A. Dilation of greater than or equal to 9mm
B. Dilation greater than 2SD above the mean for gestational age
C. Turbulent flow visualized on Doppler assessment of the umbilical vein
D. Dilated portion is at least 50% wider than the non-dilated portion
C.
This is not a component of the accepted criteria for definition of this condition on fetal ultrasound. The remaining answer choices are all acceptable methods for diagnosis of fetal umbilical vein varix.
How common are co-existing anomalies in cases of umbilical vein varix diagnosed by prenatal ultrasound?
A. 19%
B. 31%
C. 4%
D. 57%
E. 71%
A.
The correct answer is 19%, which was reported in a meta-analysis of over 250 cases of FIUVV. The additional anomalies included mild aortic stenosis, other congenital cardiac abnormalities, SGA, trisomy 21, and 22q deletion.
Which of the following is not associated with the finding of fetal umbilical vein varix on prenatal ultrasound?

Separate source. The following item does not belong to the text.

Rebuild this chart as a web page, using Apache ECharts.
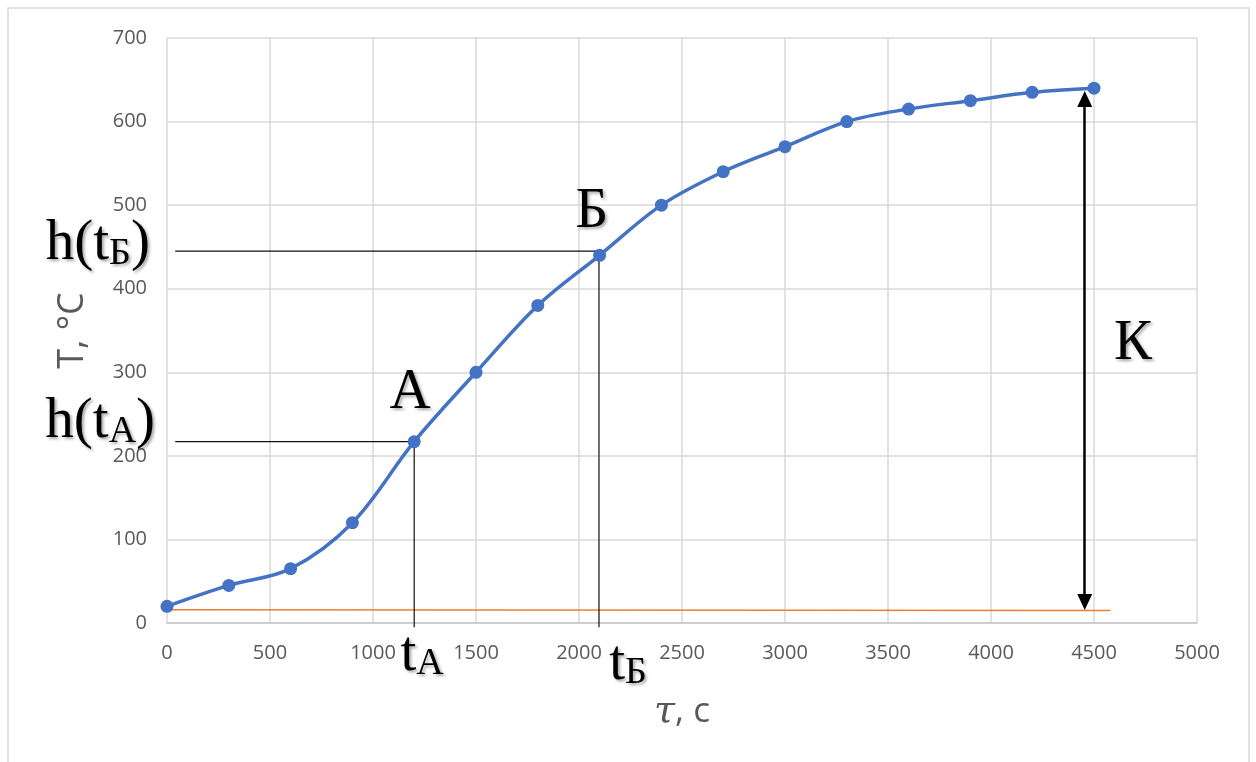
<!DOCTYPE html>
<html>
<head>
<meta charset="utf-8">
<script src="https://cdn.jsdelivr.net/npm/echarts@6/dist/echarts.min.js"></script>
<style>
html, body { margin: 0; padding: 0; background: #fff; }
#chart { width: 1256px; height: 762px; }
</style>
</head>
<body>
<div id="chart"></div>
<script>
// время, с  /  температура, °C
var timeSec = [0, 300, 600, 900, 1200, 1500, 1800, 2100, 2400, 2700, 3000, 3300, 3600, 3900, 4200, 4500];
var tempC = [20, 45, 65, 120, 217, 300, 380, 440, 500, 540, 570, 600, 615, 625, 635, 640];

// начальный уровень (оранжевая линия)
var baseX = [0, 4580];
var baseY = [16, 15];

// вспомогательные линии для точек А и Б
var guideA = [[40, 217], [1200, 217], [1200, -5]];
var guideB = [[40, 445], [2097, 445], [2097, -5]];

// стрелка К
var arrowK = [[4455, 25], [4455, 627]];

// подписи: текст, x, y (в координатах данных), выравнивание
var notes = [
    ['{m|h(t}{s|Б}{m|)}', -83, 453, 'right'],
    ['{m|h(t}{s|A}{m|)}', -58, 240, 'right'],
    ['{m|A}', 1180, 275, 'center'],
    ['{m|Б}', 2063, 492, 'center'],
    ['{m|К}', 4689, 334, 'center'],
    ['{m|t}{s|A}', 1238, -38, 'center'],
    ['{m|t}{s|Б}', 2238, -49, 'center']
];

var chart = echarts.init(document.getElementById('chart'));

var gridColor = '#d9d9d9';
var labelColor = '#595959';

var option = {
    backgroundColor: '#fff',
    animation: false,
    grid: { left: 167, right: 59, top: 38, bottom: 139 },
    xAxis: {
        type: 'value',
        min: 0,
        max: 5000,
        interval: 500,
        name: '{i|τ}{n|, с}',
        nameLocation: 'middle',
        nameGap: 70,
        nameTextStyle: {
            rich: {
                i: { fontFamily: 'DejaVu Serif', fontStyle: 'italic', fontSize: 38, color: labelColor },
                n: { fontFamily: 'Open Sans', fontSize: 35, color: labelColor }
            }
        },
        axisLine: { show: true, lineStyle: { color: '#c8c8c8', width: 1.5 } },
        axisTick: { show: false },
        axisLabel: {
            color: labelColor, fontSize: 20, fontFamily: 'Open Sans', margin: 20,
            formatter: function (v) { return String(v); }
        },
        splitLine: { show: true, lineStyle: { color: gridColor, width: 1.5 } }
    },
    yAxis: {
        type: 'value',
        min: 0,
        max: 700,
        interval: 100,
        name: 'T, °C',
        nameLocation: 'middle',
        nameGap: 76,
        nameTextStyle: { fontFamily: 'Open Sans', fontSize: 36, color: labelColor },
        axisLine: { show: false },
        axisTick: { show: false },
        axisLabel: { color: labelColor, fontSize: 20, fontFamily: 'Open Sans', margin: 20 },
        splitLine: { show: true, lineStyle: { color: gridColor, width: 1.5 } }
    },
    series: [{
        name: 'base',
        type: 'line',
        data: baseX.map(function (x, i) { return [x, baseY[i]]; }),
        symbol: 'none',
        lineStyle: { color: '#ED7D31', width: 1.5 },
        z: 2
    }, {
        name: 'guideA',
        type: 'line',
        data: guideA,
        symbol: 'none',
        clip: false,
        lineStyle: { color: '#111', width: 1.2 },
        z: 3
    }, {
        name: 'guideB',
        type: 'line',
        data: guideB,
        symbol: 'none',
        clip: false,
        lineStyle: { color: '#111', width: 1.2 },
        z: 3
    }, {
        name: 'K',
        type: 'line',
        data: [],
        markLine: {
            silent: true,
            symbol: ['triangle', 'triangle'],
            symbolSize: [15, 16],
            label: { show: false },
            lineStyle: { color: '#000', width: 2.5, type: 'solid' },
            data: [[{ coord: arrowK[0] }, { coord: arrowK[1] }]]
        }
    }, {
        name: 'T',
        type: 'line',
        data: timeSec.map(function (x, i) { return [x, tempC[i]]; }),
        smooth: 0.35,
        symbol: 'circle',
        symbolSize: 13,
        itemStyle: { color: '#4472C4' },
        lineStyle: { color: '#4472C4', width: 3.5 },
        z: 5
    }]
};

chart.setOption(option);

// рамка и крупные подписи
var textShadow = { textShadowColor: 'rgba(0,0,0,0.35)', textShadowBlur: 3, textShadowOffsetX: 2, textShadowOffsetY: 2 };
var graphics = [{
    type: 'rect',
    shape: { x: 8, y: 8, width: 1241, height: 770 },
    style: { fill: 'none', stroke: '#d9d9d9', lineWidth: 1.5 },
    silent: true
}];
notes.forEach(function (n) {
    var p = chart.convertToPixel({ gridIndex: 0 }, [n[1], n[2]]);
    graphics.push({
        type: 'text',
        x: p[0],
        y: p[1],
        z: 10,
        style: {
            text: n[0],
            align: n[3],
            verticalAlign: 'middle',
            rich: {
                m: Object.assign({ fontFamily: 'Liberation Serif', fontSize: 57, fill: '#000', verticalAlign: 'bottom' }, textShadow),
                s: Object.assign({ fontFamily: 'Liberation Serif', fontSize: 38, fill: '#000', verticalAlign: 'bottom' }, textShadow)
            }
        }
    });
});
chart.setOption({ graphic: graphics });
</script>
</body>
</html>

A. Thrombosis of the umbilical vein
B. SGA
C. Trisomy 21
D. Intrauterine fetal demise
E. Renal anomalies
E.
Although multiple case reports and case series have been published on this topic, as well as a meta-analysis published in 2018, there is no clear consensus as to the rate of fetal demise associated with this condition. In the meta-analysis by Di Pasquo et al, the cases of fetal demise were limited to fetuses with co-existing anatomic or genetic abnormalities; the two most common genetic changes in fetuses with FIUVV were trisomy 21 and 22q11.1 deletion. There is an association between FIUVV and small for gestational age across multiple studies. Of the proposed causes of fetal demise attributed (spelling-attributed) to FIUVV, one is thrombosis of the umbilical vein, and the other is possible heart failure due to increased preload.
Di Pasquo E, Kuleva M, O’Gorman N, Ville Y, Salomon J. Fetal Intra-abdominal umbilical vein varix: retrospective cohort study and systematic review and meta-analysis. Ultrasound Obstet Gynecol 2018;51:580-585.